I was playing decent Club cricket leading up to this but nothing exceptional than my previous seasons. The Pakistan team was given a tour match before the Test match and I was in the squad but not in the playing XI. On the match day, the scheduled opener Chaminda Mendis pulled out, and the selectors looked for another opener Chandika Hathurusinghe and they couldn’t contact him. So the Management asked me to open. Pakistan had a fantastic bowling attack with Wasim and Waquar and another speedstar whom I forget. I was given a life as I was caught off a no ball at slips early in my inning and then I started to focus and then runs started to flow. I went on to score 140 runs against this quality bowling attack. That I believed opened the eyes of the selectors. Two days later, on the eve of the 1st test against Pakistan, during the net session Sri Lankan opener Roshan Mahanama unfortunately got injured when Sajeewa de Silva bowled a yorker. Selectors then called me up and that’s how I got my break to represent Sri Lanka National team. If not my 140 would’ve been soon forgotten. That’s how the life was and I had to wait until my next opportunity comes in the pecking order. However, every time I was picked for a tour match I used to score, not only that I was taken as the extra batsman on tours. I made sure that I used the opportunities and score a hundred on these tours. In 1999, I managed to find a permanent place in the test side.
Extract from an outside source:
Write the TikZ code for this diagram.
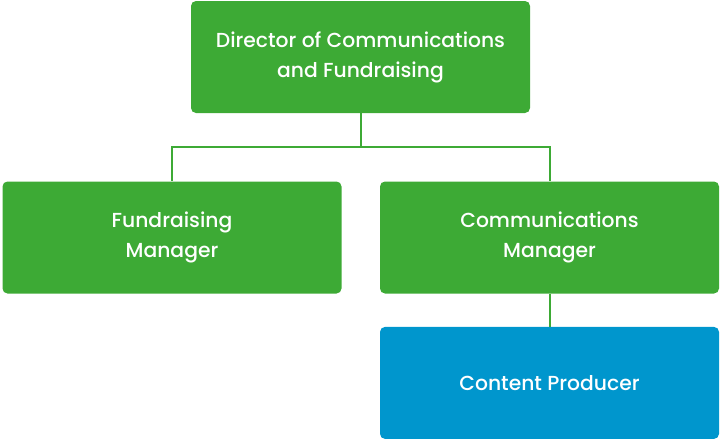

My only ODI hundred, which was against Zimbabwe was a special one. In that match we basically lost our way as top the order collapsed and with the tail-enders I manage to build partnerships and scored a century and we won it. Also in 1999, in the tour of England I scored 200 against Somerset and my century against England at Old Trafford is also a special one.
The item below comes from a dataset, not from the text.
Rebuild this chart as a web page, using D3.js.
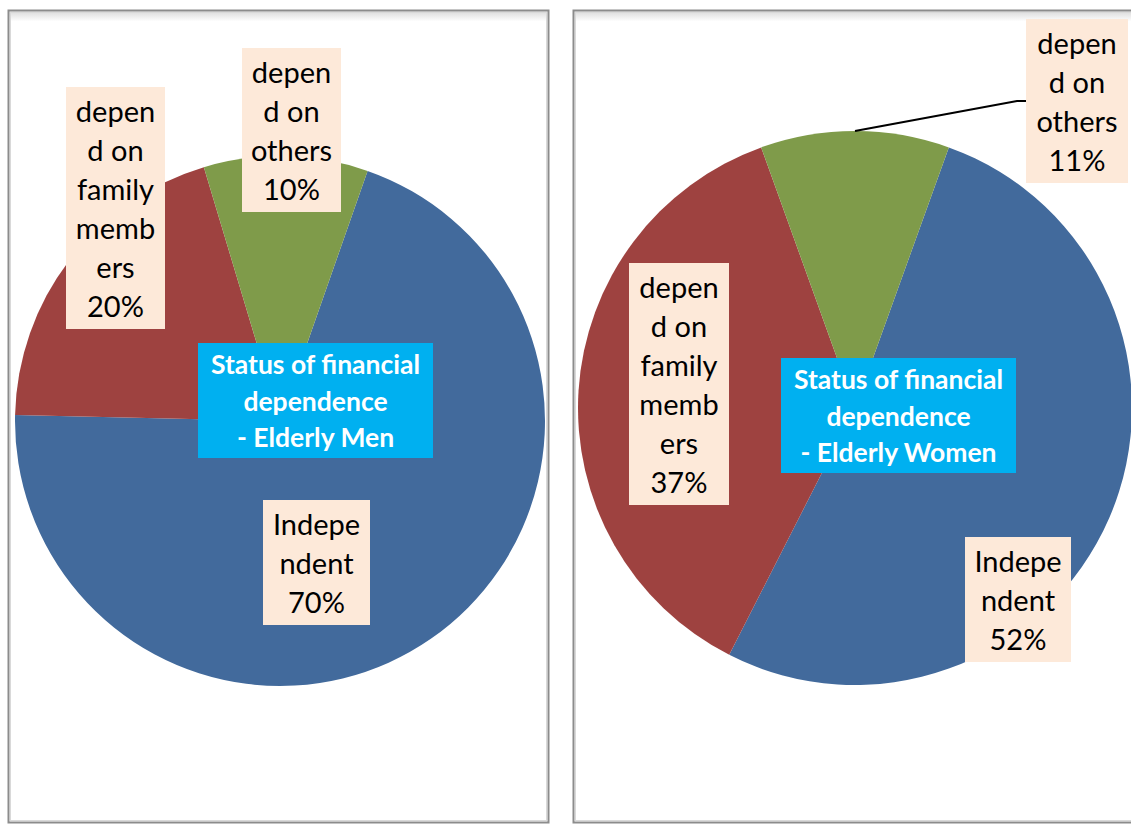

Favourite batting position in the lineup?
I grew up as an opener at school level and then in tests I used to open and I enjoyed that. However I have played from No.01 to No.7 positions epending on the circumstances. I think in 9 test matches I went in as opener, I averaged 50 odd . I did not get many opportunities as an opener at test level. Then in 50 overs I was used as a middle order batsman, at No.06 a different role and I enjoyed that too.
What made you retire from Cricket?
I was 33 by then and made a return to the Sri Lanka Squad after sometime (for the 2007 World Cup) and felt that it was the right time for me to step down. At International level to compete, you need to work hard and it requires plenty of commitment and some sacrifices too. Looking back, I’m happy I made that decision as I have a family and two kids to look after. So no regrets.
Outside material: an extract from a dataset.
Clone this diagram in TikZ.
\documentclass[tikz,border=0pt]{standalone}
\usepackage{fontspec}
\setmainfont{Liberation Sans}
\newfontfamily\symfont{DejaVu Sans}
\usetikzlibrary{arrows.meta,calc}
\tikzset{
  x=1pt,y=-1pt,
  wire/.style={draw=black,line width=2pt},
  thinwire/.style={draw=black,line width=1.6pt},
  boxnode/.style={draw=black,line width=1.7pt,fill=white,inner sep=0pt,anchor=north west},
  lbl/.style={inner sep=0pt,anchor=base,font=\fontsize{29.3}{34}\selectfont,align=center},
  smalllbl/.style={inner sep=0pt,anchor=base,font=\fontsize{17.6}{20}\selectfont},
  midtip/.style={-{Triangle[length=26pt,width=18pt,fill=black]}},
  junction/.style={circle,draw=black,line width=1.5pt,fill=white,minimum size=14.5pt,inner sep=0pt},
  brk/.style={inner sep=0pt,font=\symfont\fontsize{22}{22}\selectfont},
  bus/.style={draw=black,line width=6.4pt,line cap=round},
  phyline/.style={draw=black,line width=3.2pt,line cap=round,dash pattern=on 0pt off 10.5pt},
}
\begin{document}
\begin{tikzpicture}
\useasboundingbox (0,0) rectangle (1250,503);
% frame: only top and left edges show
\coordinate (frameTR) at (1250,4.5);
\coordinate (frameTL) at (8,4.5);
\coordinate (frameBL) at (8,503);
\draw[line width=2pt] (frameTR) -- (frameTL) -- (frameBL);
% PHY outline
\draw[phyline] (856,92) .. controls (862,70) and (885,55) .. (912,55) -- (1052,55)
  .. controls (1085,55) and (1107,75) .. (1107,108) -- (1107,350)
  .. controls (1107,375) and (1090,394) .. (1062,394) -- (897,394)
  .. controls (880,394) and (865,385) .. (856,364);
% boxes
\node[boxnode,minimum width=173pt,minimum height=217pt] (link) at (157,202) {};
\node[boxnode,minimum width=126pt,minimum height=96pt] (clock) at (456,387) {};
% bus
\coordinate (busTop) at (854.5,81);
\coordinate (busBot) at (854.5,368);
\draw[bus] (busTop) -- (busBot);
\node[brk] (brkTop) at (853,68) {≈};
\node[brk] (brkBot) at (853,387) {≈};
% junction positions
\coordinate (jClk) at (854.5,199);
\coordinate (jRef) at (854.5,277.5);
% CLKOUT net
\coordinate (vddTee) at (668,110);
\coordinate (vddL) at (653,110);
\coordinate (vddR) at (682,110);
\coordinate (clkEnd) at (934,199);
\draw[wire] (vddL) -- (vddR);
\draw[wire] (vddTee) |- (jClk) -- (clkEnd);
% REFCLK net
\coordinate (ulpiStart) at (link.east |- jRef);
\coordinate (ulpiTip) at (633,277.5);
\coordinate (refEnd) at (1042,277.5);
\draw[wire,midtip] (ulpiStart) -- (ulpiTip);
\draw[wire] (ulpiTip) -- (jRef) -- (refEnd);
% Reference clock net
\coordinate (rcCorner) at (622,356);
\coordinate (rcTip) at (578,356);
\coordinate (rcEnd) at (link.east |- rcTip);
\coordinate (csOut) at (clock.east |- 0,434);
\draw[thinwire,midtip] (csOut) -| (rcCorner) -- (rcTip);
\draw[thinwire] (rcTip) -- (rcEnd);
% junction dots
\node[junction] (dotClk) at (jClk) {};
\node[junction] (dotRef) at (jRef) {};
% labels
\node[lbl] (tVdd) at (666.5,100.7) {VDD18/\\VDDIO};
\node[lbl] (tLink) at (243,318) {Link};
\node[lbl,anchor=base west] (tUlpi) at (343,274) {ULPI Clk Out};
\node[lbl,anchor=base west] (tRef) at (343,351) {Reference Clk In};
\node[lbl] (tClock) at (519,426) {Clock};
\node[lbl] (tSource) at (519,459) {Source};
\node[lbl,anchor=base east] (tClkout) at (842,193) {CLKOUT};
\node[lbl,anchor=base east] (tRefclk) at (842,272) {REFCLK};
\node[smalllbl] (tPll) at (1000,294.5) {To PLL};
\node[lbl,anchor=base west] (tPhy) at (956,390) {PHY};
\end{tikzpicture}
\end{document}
How you did you meet your wife?
I grew up in Frazer Avenue, Dehiwela and had a bunch of friends from the neighbourhood. We used to play Cricket down the Road regularly. It was fun and we used to play some serious cricket out there. My wife Sonali was known from childhood, she used to come and hang around with us. She once used to sell some cool drinks to those who were playing outside. This was to raise funds for a School activity. I doubt whether she managed to raise funds because most of the time we used to drink them free.
Your entry into the Comm Box?
Well , I never dreamt that I would take up commentaries. It was first one gentleman by the name of James Rego who invited me to take up match commentaries; this was while I was on a tour to India. Though I didn’t give it a thought at that time, after retiring I took it when opportunity was extended. it was not easy at the beginning, with voice training and plenty of reparations. But now, I’m enjoying it. It’s fun and at the same time it has its good and bad. It’s not like you are playing out there. It’s totally different and at times when nothing happens in the middle, you tend to get bored. So you need to keep your interest high as well as audience’s by making the commentaries interesting. It’s a good experience, travelling around and spending time with interesting people.
Your future plans?
I’m taking things as it comes. I believe God has a plan for everything so I do not want to rush. Throughout my life, it was a gradual process. I am really happy with what I have achieved. It is far better than what I could have planned or hoped for. It’s about enjoying every moment of life and my family. I have a son and daughter, currently we are living in Australia. My son Akash plays a bit of Cricket there and he likes Sri Lanka and want someday to play Cricket for St. Peter’s. So, you’ll never know, it can happen in the future that we will be back in Sri Lanka again.
Your favourite sports, other than Cricket?
I’m a big fan of rugby, including Peterite Rugby as I follow the College team from where ever I am. In addition I follow both the Rugby Union and Rugby League tournaments in Australia. We got several Rugby League teams in Sydney with my favourite being Tigers. When it comes to Rugby Union, I love the All Blacks as I’ve been following them from school days and Manchester United is my favourite Football team from EPL. Given a choice between Cricket, Football and Rugby to watch at any time, I will pick Rugger over other two sports.